Acting didn’t come to Ahmed Malek as a career choice, it arrived long before he had the language to name it. Long before the festivals, the international scripts, the Gouna red carpets, there was a boy in Cairo flipping a dining- room table into a stage, putting on puppet shows for his family, insisting that stories were worth telling even when no one asked.
At eight years old, he walked into the industry by coincidence. At 17, he chose it, fully aware this time. Somewhere between those years, acting stopped being something happening to him and became something he was building: frame by frame, instinct by instinct, with a hunger he still doesn’t fully understand.
Now, with YUNG naming him Actor of the Year 2025, Malek stands at a rare crossroads: no longer the child he once was, not yet the legend he wants to become, but conscious that he’s part of a generational shift. A shift where Arab cinema has stopped orbiting Western expectations, but is turning inward; toward its own truths, its own cadences, its own unresolved questions.

You’ve said before “acting chose me.” What do you think acting saw in you that you didn’t yet see in yourself back then?
I say that because I really started so young I didn’t have the consciousness to “choose”
anything. At eight or ten years old, no one knows what they want to do in life. It came as a coincidence, and once I entered, something inside me recognised it immediately. When I was 17 or 18, at a time when people start searching for their passion, mine was already there waiting. It felt like destiny picked for me before I had the vocabulary for it. Acting became everything for me, but if I wasn’t an actor, I’d probably still end up somewhere near writing or storytelling. They’re all forms of the same instinct.
When you look at that young boy doing puppet shows for his family, what part of him still lives inside the man you are now?
The playfulness. The chaos. The kid who flipped a table into a stage at family gatherings — he’s still here, and, as an actor, he has to be.
That child is the part of me with no limits, the one who lets emotions rise without embarrassment. As you grow, maturity shapes you, and you know your tools as an actor more, but that first layer, the child, stays.
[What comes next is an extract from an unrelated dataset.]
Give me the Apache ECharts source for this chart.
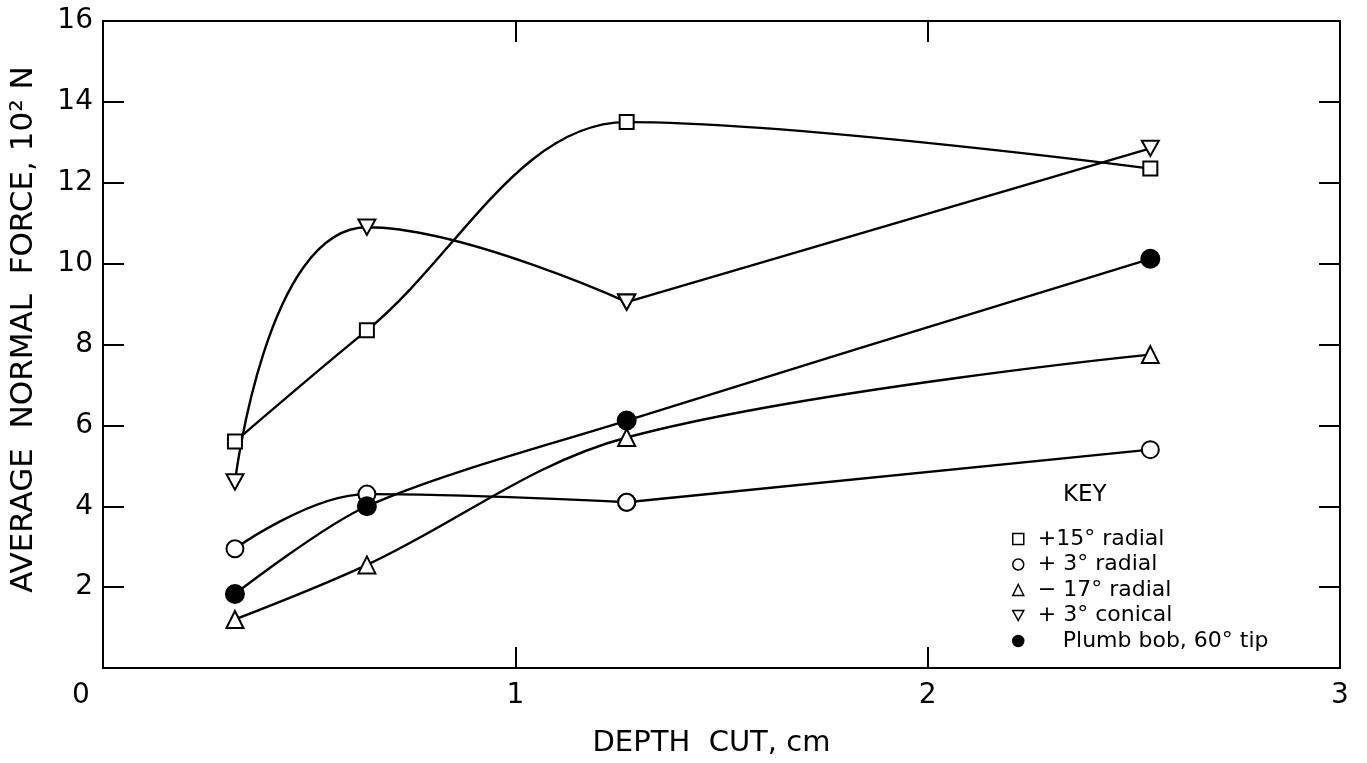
<!DOCTYPE html>
<html>
<head>
<meta charset="utf-8">
<script src="https://cdn.jsdelivr.net/npm/echarts@6/dist/echarts.min.js"></script>
<style>
  html, body { margin: 0; padding: 0; background: #fff; }
  #chart { width: 1367px; height: 763px; }
</style>
</head>
<body>
<div id="chart"></div>
<script>
// depth of cut (cm) and average normal force (10^2 N)
const depth = [0.32, 0.64, 1.27, 2.54];
const radial15 = [5.6, 8.35, 13.5, 12.35];
const radial3 = [2.95, 4.3, 4.1, 5.4];
const radialNeg17 = [1.2, 2.55, 5.7, 7.75];
const conical3 = [4.6, 10.9, 9.05, 12.85];
const plumbBob = [1.83, 4.0, 6.12, 10.12];

const names = ['+15° radial', '+ 3° radial', '− 17° radial', '+ 3° conical', 'Plumb bob, 60° tip'];

const FONT = 'DejaVu Sans';
const downTri = 'path://M0,0L10,0L5,9Z';

var chart = echarts.init(document.getElementById('chart'));

function pts(ys, from, to) {
  var out = [];
  for (var i = from; i <= to; i++) out.push([depth[i], ys[i]]);
  return out;
}

// hand-faired curves: some have a kink where the ruled straight part starts,
// those are drawn as a smooth series plus a straight one
function makeSeries(name, ys, symbol, size, fill, smooth, kinkAt) {
  var base = {
    name: name,
    type: 'line',
    symbol: symbol,
    symbolSize: size,
    symbolKeepAspect: true,
    showAllSymbol: true,
    lineStyle: { color: '#000', width: 2.4 },
    itemStyle: { color: fill, borderColor: '#000', borderWidth: 2, opacity: 1 },
    emphasis: { disabled: true },
    z: fill === '#000' ? 4 : 3
  };
  var last = ys.length - 1;
  if (kinkAt == null) {
    return [Object.assign({}, base, { data: pts(ys, 0, last), smooth: smooth })];
  }
  return [
    Object.assign({}, base, { data: pts(ys, 0, kinkAt), smooth: smooth }),
    Object.assign({}, base, { data: pts(ys, kinkAt, last), smooth: false })
  ];
}

function axisBase() {
  return {
    axisLine: { show: true, onZero: false, lineStyle: { color: '#000', width: 2 } },
    axisTick: { show: true, inside: true, length: 21, lineStyle: { color: '#000', width: 2 } },
    splitLine: { show: false }
  };
}

var option = {
  animation: false,
  backgroundColor: '#fff',
  textStyle: { fontFamily: FONT, color: '#000' },
  grid: { left: 100, right: 27, top: 21, bottom: 92 },
  title: {
    text: 'KEY',
    left: 1058,
    top: 479,
    textStyle: { fontFamily: FONT, fontSize: 23, fontWeight: 'normal', color: '#000' }
  },
  legend: {
    orient: 'vertical',
    left: 1007,
    top: 523,
    itemWidth: 11,
    itemHeight: 11,
    itemGap: 3.5,
    selectedMode: false,
    textStyle: { fontFamily: FONT, fontSize: 22, color: '#000', padding: [0, 0, 0, 9] },
    itemStyle: { borderWidth: 1.5 },
    data: [
      { name: names[0], icon: 'rect' },
      { name: names[1], icon: 'circle' },
      { name: names[2], icon: 'triangle' },
      { name: names[3], icon: downTri },
      { name: names[4], icon: 'circle', textStyle: { padding: [0, 0, 0, 34] } }
    ]
  },
  xAxis: [
    Object.assign(axisBase(), {
      type: 'value',
      min: 0,
      max: 3,
      interval: 1,
      name: 'DEPTH  CUT, cm',
      nameLocation: 'middle',
      nameGap: 61,
      nameTextStyle: { fontFamily: FONT, fontSize: 29, color: '#000', padding: [0, 20, 0, 0] },
      axisLabel: {
        margin: 14,
        fontFamily: FONT,
        fontSize: 28,
        color: '#000',
        formatter: function (v) { return v === 0 ? '{z|0}' : String(v); },
        rich: { z: { fontFamily: FONT, fontSize: 28, color: '#000', padding: [0, 44, 0, 0] } }
      }
    }),
    Object.assign(axisBase(), {
      type: 'value',
      position: 'top',
      min: 0,
      max: 3,
      interval: 1,
      axisLabel: { show: false }
    })
  ],
  yAxis: [
    Object.assign(axisBase(), {
      type: 'value',
      min: 0,
      max: 16,
      interval: 2,
      name: 'AVERAGE  NORMAL  FORCE, 10² N',
      nameLocation: 'middle',
      nameGap: 64,
      nameTextStyle: { fontFamily: FONT, fontSize: 31, color: '#000', padding: [0, 0, 0, 30] },
      axisLabel: {
        showMinLabel: false,
        margin: 10,
        fontFamily: FONT,
        fontSize: 28,
        color: '#000'
      }
    }),
    Object.assign(axisBase(), {
      type: 'value',
      position: 'right',
      min: 0,
      max: 16,
      interval: 2,
      axisLabel: { show: false }
    })
  ],
  series: [].concat(
    makeSeries(names[0], radial15, 'rect', 14, '#fff', 0.35, null),
    makeSeries(names[1], radial3, 'circle', 17, '#fff', 0.4, 2),
    makeSeries(names[2], radialNeg17, 'triangle', 17, '#fff', 0.35, null),
    makeSeries(names[3], conical3, downTri, 17, '#fff', 0.5, 2),
    makeSeries(names[4], plumbBob, 'circle', 18, '#000', 0.3, null)
  )
};

chart.setOption(option);
</script>
</body>
</html>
I always say Tyler the Creator’s quote: “Create like a child, edit like a scientist”. The child gives the freedom; the adult gives the clarity, the polish, and the editing.

You differentiate between being a “child actor” and a “child star.” When you look back, which would you call yourself?
A “child star” is someone famous very early. I wasn’t. I acted as a kid, yes, but people only really knew me when I was older, around 15 or 16 with El Gama’a, when I had already matured.
Egyptian cinema shaped you, and now you’re shaping it back. When did you first feel like you were part of a generational shift?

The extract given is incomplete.